I like to practice by repetition. I drafted what could almost be a movie script, read through it multiple times out loud and then recorded myself presenting. I listened back to that recording and altered the "script" based on ideas for clarity, transitions or opportunities for storytelling. I then listened to the recording on my commute, on the plane, as I relaxed - etc. It started to absorb into my memory.
So I got to Vegas on a red eye at the crack of dawn Monday morning. I pulled a diva card with the reception who tried to tell me I couldn't check in until 4pm and entered my room around 9AM. 💁🏻♀️
My representative at ATD SELL knew about some of my recent personal loss and offered their conference stipend for an all-expense paid spa day while they were setting up. Literally nothing could have been better. I leveraged the relaxation lounge for tea and reading, used the hot and cold plunge pools for improved circulation, had a 75 minute deep tissue massage, showered with top spa amenities and lived in a robe using their hot tools to get ready for dinner with other speakers later that night. (Seriously, THANK YOU, ATD!)
Morning of - I was the first participant to check in at the conference. And for those who know me, this is no surprise - I'm early everywhere. But I wanted to scope out the space and get a sense of how I could block my presentation for optimal audience engagement.
I got to watch multiple presentations from the day and I'll share my key takeaways in a future post. It was a mix of sales training/technology vendors and enablement practioners. A bonus of being a practitioner presenter at an enablement conference is that that I could literally speak about the topic for hours.
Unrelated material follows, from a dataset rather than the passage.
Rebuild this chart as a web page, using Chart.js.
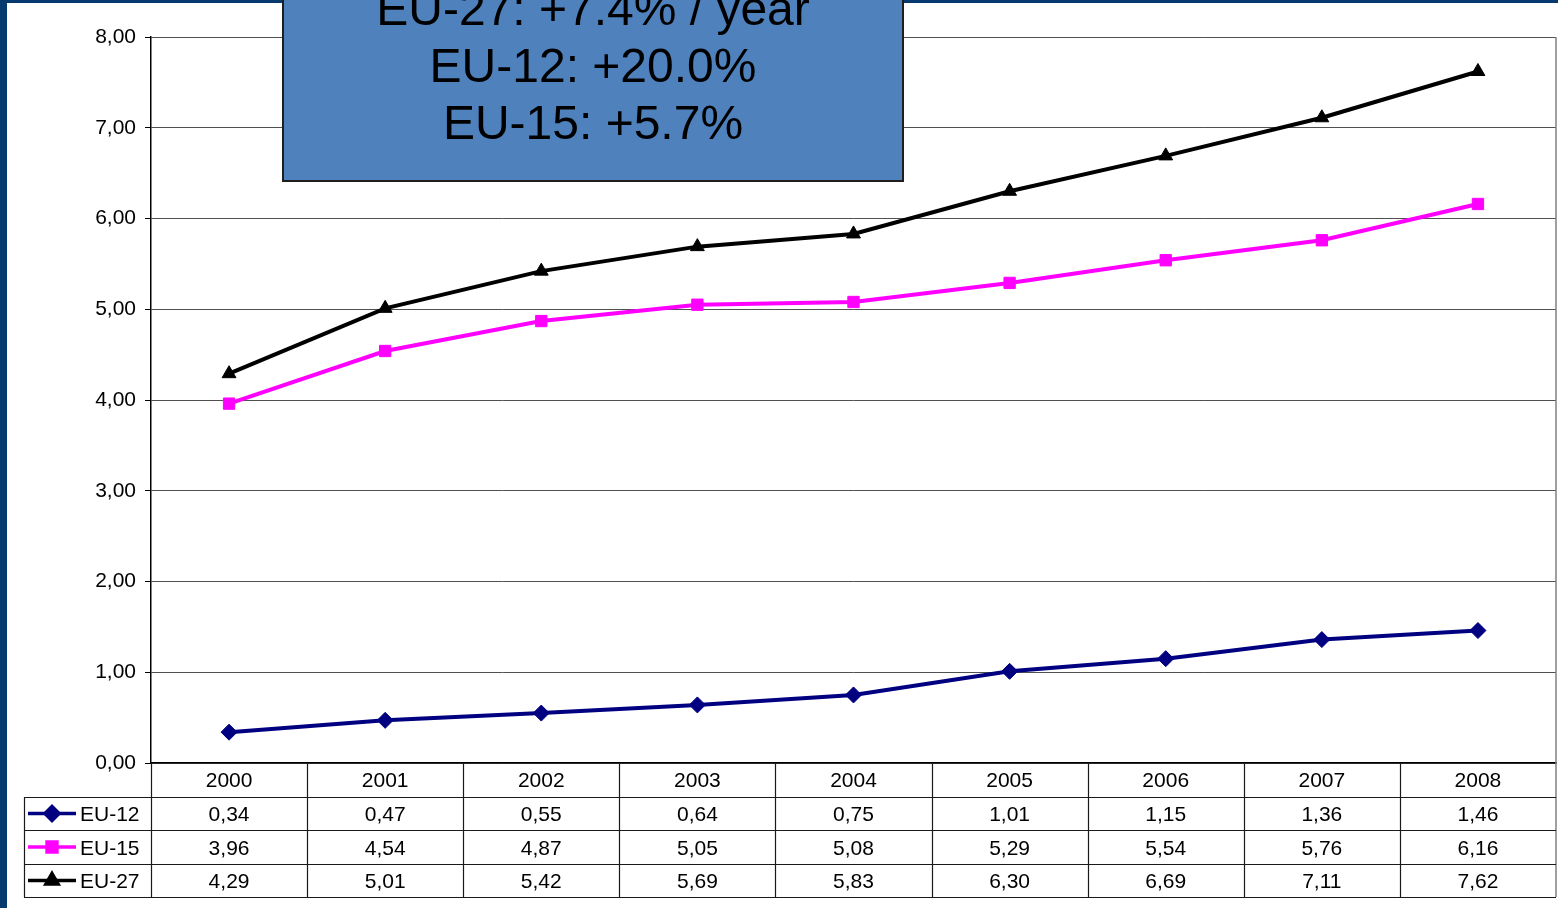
<!DOCTYPE html>
<html>
<head>
<meta charset="utf-8">
<script src="https://cdn.jsdelivr.net/npm/chart.js@4/dist/chart.umd.min.js"></script>
<style>
  html, body { margin: 0; padding: 0; background: #ffffff; }
  #wrap { position: relative; width: 1558px; height: 908px; overflow: hidden; }
  canvas { display: block; }
</style>
</head>
<body>
<div id="wrap"><canvas id="chart" width="1558" height="908"></canvas></div>
<script>
// Years on the category axis
const years = ['2000', '2001', '2002', '2003', '2004', '2005', '2006', '2007', '2008'];

// Series values
const eu12 = [0.34, 0.47, 0.55, 0.64, 0.75, 1.01, 1.15, 1.36, 1.46];
const eu15 = [3.96, 4.54, 4.87, 5.05, 5.08, 5.29, 5.54, 5.76, 6.16];
const eu27 = [4.29, 5.01, 5.42, 5.69, 5.83, 6.30, 6.69, 7.11, 7.62];

// Series names
const seriesNames = ['EU-12', 'EU-15', 'EU-27'];

// Growth call-out text
const calloutLines = ['EU-27: +7.4% / year', 'EU-12: +20.0%', 'EU-15: +5.7%'];

// Value axis
const yMin = 0, yMax = 8, yStep = 1;

const FONT = '"Liberation Sans", Arial, Helvetica, sans-serif';
const fmt = v => v.toFixed(2).replace('.', ',');

// Page frame and white background
const framePlugin = {
  id: 'frame',
  beforeDraw(chart) {
    const ctx = chart.ctx;
    ctx.save();
    ctx.fillStyle = '#ffffff';
    ctx.fillRect(0, 0, chart.width, chart.height);
    ctx.fillStyle = '#063a6e';
    ctx.fillRect(0, 0, 7, chart.height);
    ctx.fillRect(0, 0, chart.width, 3);
    ctx.restore();
  }
};

// Data table under the plot, with legend keys in the first column
const tablePlugin = {
  id: 'dataTable',
  afterDraw(chart) {
    const ctx = chart.ctx;
    const area = chart.chartArea;
    const xs = chart.scales.x;
    const n = years.length;
    const colW = (area.right - area.left) / n;
    const top = area.bottom;
    const rowH = [34, 33, 34, 33];
    const rowY = [top];
    rowH.forEach(h => rowY.push(rowY[rowY.length - 1] + h));
    const tableLeft = 24;

    ctx.save();
    // plot area right edge
    ctx.strokeStyle = '#808080';
    ctx.lineWidth = 1.5;
    ctx.beginPath();
    ctx.moveTo(area.right, area.top);
    ctx.lineTo(area.right, rowY[4]);
    ctx.stroke();

    ctx.strokeStyle = '#1a1a1a';
    ctx.lineWidth = 1.2;
    ctx.beginPath();
    // horizontal lines
    for (let r = 1; r <= 4; r++) {
      ctx.moveTo(tableLeft, Math.round(rowY[r]) + 0.5);
      ctx.lineTo(area.right, Math.round(rowY[r]) + 0.5);
    }
    // left border of legend column
    ctx.moveTo(tableLeft + 0.5, rowY[1]);
    ctx.lineTo(tableLeft + 0.5, rowY[4]);
    // column separators
    for (let i = 0; i < n; i++) {
      const x = Math.round(area.left + i * colW) + 0.5;
      ctx.moveTo(x, top);
      ctx.lineTo(x, rowY[4]);
    }
    ctx.stroke();

    ctx.fillStyle = '#000000';
    ctx.font = '21px ' + FONT;
    ctx.textAlign = 'center';
    ctx.textBaseline = 'middle';
    // header row: years
    years.forEach((y, i) => {
      ctx.fillText(y, xs.getPixelForValue(i), (rowY[0] + rowY[1]) / 2 + 1);
    });
    // data rows
    chart.data.datasets.forEach((ds, r) => {
      const cy = (rowY[r + 1] + rowY[r + 2]) / 2 + 2;
      ctx.fillStyle = '#000000';
      ctx.textAlign = 'center';
      ds.data.forEach((v, i) => {
        ctx.fillText(fmt(v), xs.getPixelForValue(i), cy);
      });
      // legend key
      const ky = cy - 2;
      ctx.strokeStyle = ds.borderColor;
      ctx.lineWidth = 3.5;
      ctx.beginPath();
      ctx.moveTo(28, ky);
      ctx.lineTo(76, ky);
      ctx.stroke();
      ctx.fillStyle = ds.borderColor;
      ctx.strokeStyle = ds.borderColor;
      Chart.helpers.drawPoint(ctx, {
        pointStyle: ds.pointStyle,
        radius: ds.pointRadius - 1,
        borderWidth: 1,
        rotation: 0
      }, 52, ky);
      ctx.fillStyle = '#000000';
      ctx.textAlign = 'left';
      ctx.fillText(ds.label, 80, cy);
    });
    ctx.restore();
  }
};

// Growth call-out box
const calloutPlugin = {
  id: 'callout',
  afterDraw(chart) {
    const ctx = chart.ctx;
    ctx.save();
    ctx.fillStyle = '#4f81bd';
    ctx.fillRect(282, -20, 622, 202);
    ctx.strokeStyle = '#1f1f1f';
    ctx.lineWidth = 2;
    ctx.strokeRect(283, -20, 620, 201);
    ctx.fillStyle = '#000000';
    ctx.font = '48px ' + FONT;
    ctx.textAlign = 'center';
    ctx.textBaseline = 'alphabetic';
    const baselines = [25, 82, 139];
    calloutLines.forEach((t, i) => ctx.fillText(t, 593, baselines[i]));
    ctx.restore();
  }
};

new Chart(document.getElementById('chart'), {
  type: 'line',
  data: {
    labels: years,
    datasets: [
      {
        label: seriesNames[0], data: eu12,
        borderColor: '#000080', backgroundColor: '#000080',
        borderWidth: 4, pointStyle: 'rectRot', pointRadius: 8,
        pointBorderWidth: 1, tension: 0
      },
      {
        label: seriesNames[1], data: eu15,
        borderColor: '#ff00ff', backgroundColor: '#ff00ff',
        borderWidth: 4, pointStyle: 'rect', pointRadius: 8,
        pointBorderWidth: 1, tension: 0
      },
      {
        label: seriesNames[2], data: eu27,
        borderColor: '#000000', backgroundColor: '#000000',
        borderWidth: 4, pointStyle: 'triangle', pointRadius: 8,
        pointBorderWidth: 1, tension: 0
      }
    ]
  },
  options: {
    responsive: false,
    animation: false,
    devicePixelRatio: 1,
    layout: { autoPadding: false, padding: { left: 0, top: 37, right: 2, bottom: 145 } },
    plugins: {
      legend: { display: false },
      tooltip: { enabled: false },
      title: { display: false }
    },
    scales: {
      x: {
        type: 'category',
        offset: true,
        grid: { display: false, drawTicks: false },
        border: { display: true, color: '#000000', width: 1.5 },
        ticks: { display: false },
        afterFit(s) { s.height = 0; }
      },
      y: {
        min: yMin, max: yMax,
        ticks: {
          stepSize: yStep,
          color: '#000000',
          font: { family: FONT, size: 21 },
          padding: 9,
          callback: v => fmt(v)
        },
        grid: { color: '#505050', lineWidth: 1, tickLength: 6, tickColor: '#000000' },
        border: { display: true, color: '#000000', width: 1.5 },
        afterFit(s) { s.width = 151; }
      }
    }
  },
  plugins: [framePlugin, tablePlugin, calloutPlugin]
});
</script>
</body>
</html>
I got mic'd up, tested the tech and I wish I could tell you more about how my presentation went - but I sort of blacked out in auto-pilot mode as I do at many live speaking engagements. (What, just me?! 🤷🏻♀️) Unfortunately the session was not recorded - so I plan to record a virtual version of it soon and will likely alter this post to include a link once its ready!
After the presentation, I had many conference participants come up and kindly introduce themselves, congratulate me and ask questions for further discussion. We had sponsored happy hours and dinners later that night where we were able to socialize and network and really build deeper connection with the attendees. I'll share a future post on benefits of attending these types of events but - spoiler alert - the people are incredible and those connections are so helpful for brainstorming, problem solving and just being incredible sounding boards as they have similar experiences to share based on their journey.
If you get the opportunity to speak at an industry event, I 100% recommend you jump at the opportunity to challenge yourself in a new way and give back to a community that craves best practices.